Skin or dermal fibrosis is a highly active area of study. Important fibrotic diseases of the skin include systemic sclerosis (scleroderma), amyloidosis, nephrogenic systemic fibrosis, mixed connective tissue disease, wound-healing fibrosis and others. Scleroderma is modeled in mouse by creating chemical insults on the skin, for example with bleomycin. Such models mimic the effect of chronic wounding, thus the connection to wound healing assays. It has been further demonstrated that many of the processes and pathways involved in dermal wound-healing are dysregulated in skin fibrosis, for example ECM production, TGFbeta production, and CTGF activity among many others.

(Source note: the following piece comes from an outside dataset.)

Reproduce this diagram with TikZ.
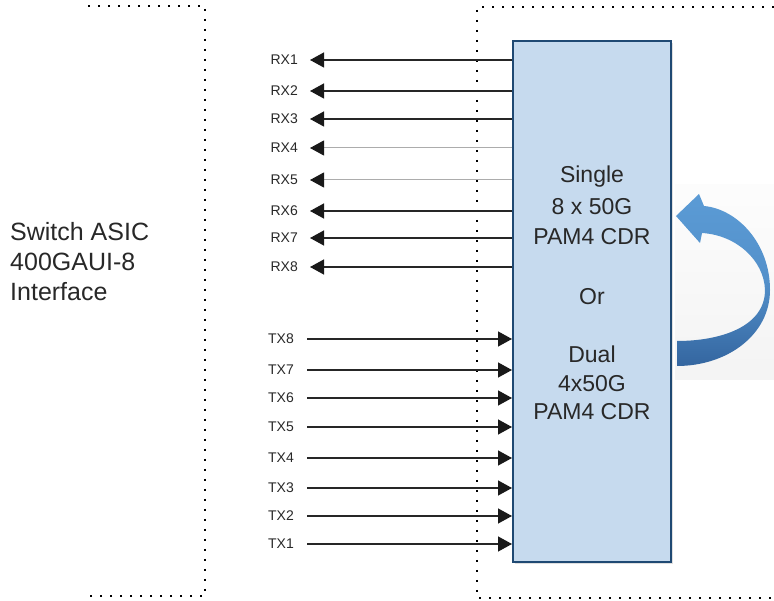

While there is a good deal of consensus as to the mediators of the fibrotic process, the source of the activated cells that drive fibrosis has been controversial. This is a critical question to address, as effective anti-fibrotic therapies should target the pathogenic cell types. Without getting into immune cells, resident macrophages and Mast cells and the like, we can now at least carefully address this question regarding the source of activated fibroblasts. One model proposes that migrating fibrocytes traffic into wounded/fibrotic sites from the circulation. Another model, widely held, proposes that pericytes, which are mesenchymal cells that support blood vessels, somehow migrate away from endothelium and become myofibroblasts, thus supporting wound healing (and by extension contributing to fibrotic diseases). Finally, it has been proposed that myofibroblasts are derived from local (resident) fibroblasts that migrate into the wound and differentiate.
The Watt’s paper shows clearly that the Dlk1+ fibroblasts of the lower dermis migrate into the wound and that a proportion of these cells express smooth muscle actin and are therefore myofibroblasts. These cells produce collagen, the classic ECM protein that characterizes fibrosis, in this case simply deployed to help close the wound. After the wound is closed the epidermal layer is reformed and only then does the upper dermis reform.
These findings allow for the formulation of specific questions regarding the lower dermal fibroblasts:
- what signals activate and then shut down the lower dermal fibroblast to myofibroblast differentiation process?
- are these signals dysregulated in fibrosis?
- do these same cells deploy in response to fibrotic injury (e.g. with bleomycin)?
- do these cells interact with inflammatory cells, thought to contribute to the pathogenic fibrotic response?
- can we identify actionable targets on this cell type to prevent or decrease the fibrotic response?
Importantly this paper encourages us to ask whether similar resident fibroblast or other mesenchymal cell populations contribute to fibrotic disease in other organs such as the kidney, liver, heart and perhaps even lung. If so, the validity of the circulating fibrocyte and differentiating pericyte models might be reevaluated. Notably, linage tracking was used in support of a pericyte model of myofibroblast differentiation in a similar dermal/muscle injury model as detailed in a paper published in 2012 in Nature Medicine (abstract here). I suspect that squaring these studies will take a careful review of the markers used to identify different cell populations and a detailed look at the injury protocols. I’ll update as more info becomes available.
This is a classic example of the beautiful work that comes from an active and competitive research area and we can and look forward to further studies that will illuminate the processes of wound healing and fibrosis. Such work will certainly support and advance successful fibrosis drug development.